図々しい

 年末年始、私も居候も偶然ほぼ同日に帰省することとなった。

 仕事は5日から始まるため、前日の夜か当日の朝帰って来るつもりだったが高熱を出してしまい移動するのも困難なためこちらに戻ってくることができず、仕事も休まざるを得なかった。

 土日を挟み、体調が回復したため数日遅れて自宅に帰ると居候に「……いま帰ってきたんだよね?」と聞かれる。

 本来なら私の方が居候よりも早く帰ってくるはずだったが、熱を出したため居候の方が早くこちらへ戻ってきていた。

 もちろん、昼過ぎの新幹線に乗って東京駅に着いてからそのまま自宅に帰ったので質問の意図がかわからず「そうだけど?」と私は答えた。

 すると、居候は続けて話し始めた。

 今朝夜行バスで帰ってきて、バスの中であまり寝れなかったから家に着いて寝ようと思い布団に入った。ふと目が覚めたとき、ロフトから寝息が聞こえてきたので(あ、いつの間にか帰ってきてたんだ)と思いそのまま二度寝したそうだ。
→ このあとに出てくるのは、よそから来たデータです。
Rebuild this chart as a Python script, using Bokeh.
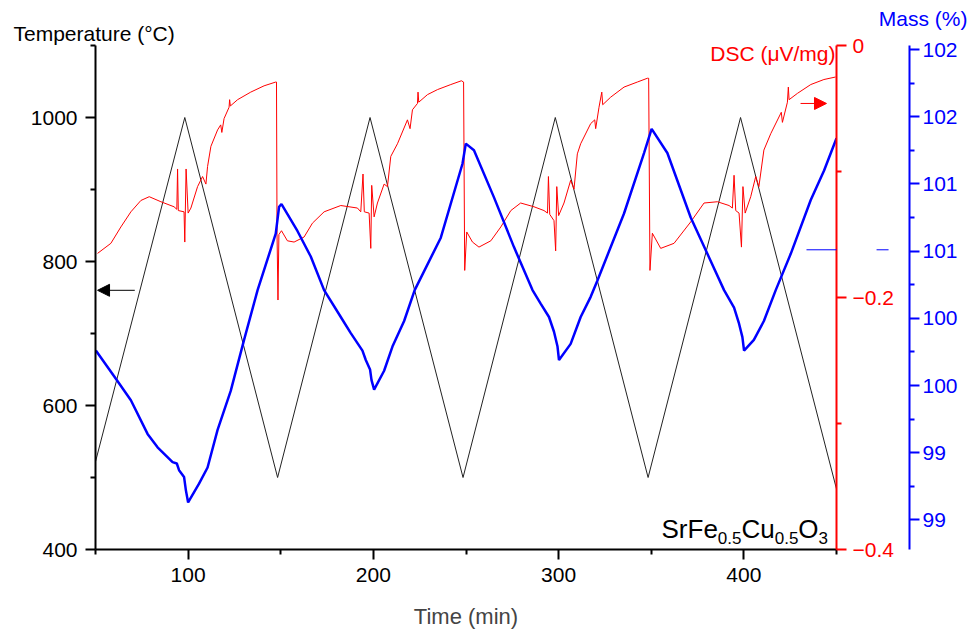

 その後、起きてから私のキャリーケース等がまだ無いことに気付いたらしい。

 私より早くこちらに戻ってきた居候が聞いた寝息は、誰の寝息だったのだろうか。何よりも、いないからって勝手に私の布団で寝るなという気持ちの方が強かった。

 その夜、普段よりもラップ音が酷かったのは嬉しさなのか怒りなのか、どちらなのだろう。


 改めて考えると、引っ越してきてから一番酷かったのはやはり金縛り等があった最初の1ヶ月ほどだ。

 そのあとは、居候の声で話しかけられたりと恐怖はあったがそれなりに上手く共存できていると思う。

 しかし、傾向を見るとひとつの個体だけでは無い気がする。


 まず、一番最初の時期。

 金縛りや激しい音があった。

 この時に一度実家に帰省し、実家で今まで聞いたことのない異音を聞いたためついてきてると感じる。

 しかし、その音を実家で聞いたあとは金縛りに一度もなっていない。激しい音も。


 次に居候の声を真似するもの。

 頻度は高くないが、かなり怖い。居候がいなくなったいま、どうなるのかわからない。


 あとは毎日鳴るラップ音。

 元気に部屋中鳴らす時もあれば、控えめに私の側で鳴らすときだけもある。

 時々、かなり大きめの音を出すが害はないし仕事中だからというと少し離れたところに移動してくれる。


 全て同じなのかもしれないが、やはり一番最初の時期と今が全然違う為最低でも2体はいる(いた)と考えている。


 最近、夜寝る時にキッチンとの間にあるドアを閉めておくと足音があまり聞こえないと気付き閉めて寝ている。

 しかし、先日布団に入って電気を消した途端ドアを思い切り蹴る音がした。

 もちろんドアの周辺に倒れるような何かは置いていない。朝起きて確認しても何もなかった。

 霊体なら普通にすり抜けることはできないのだろうか?

 蹴った音がした後、すぐにロフトで寝ている私の真横の壁からラップ音が聞こえてきたのでさらに謎が深まった。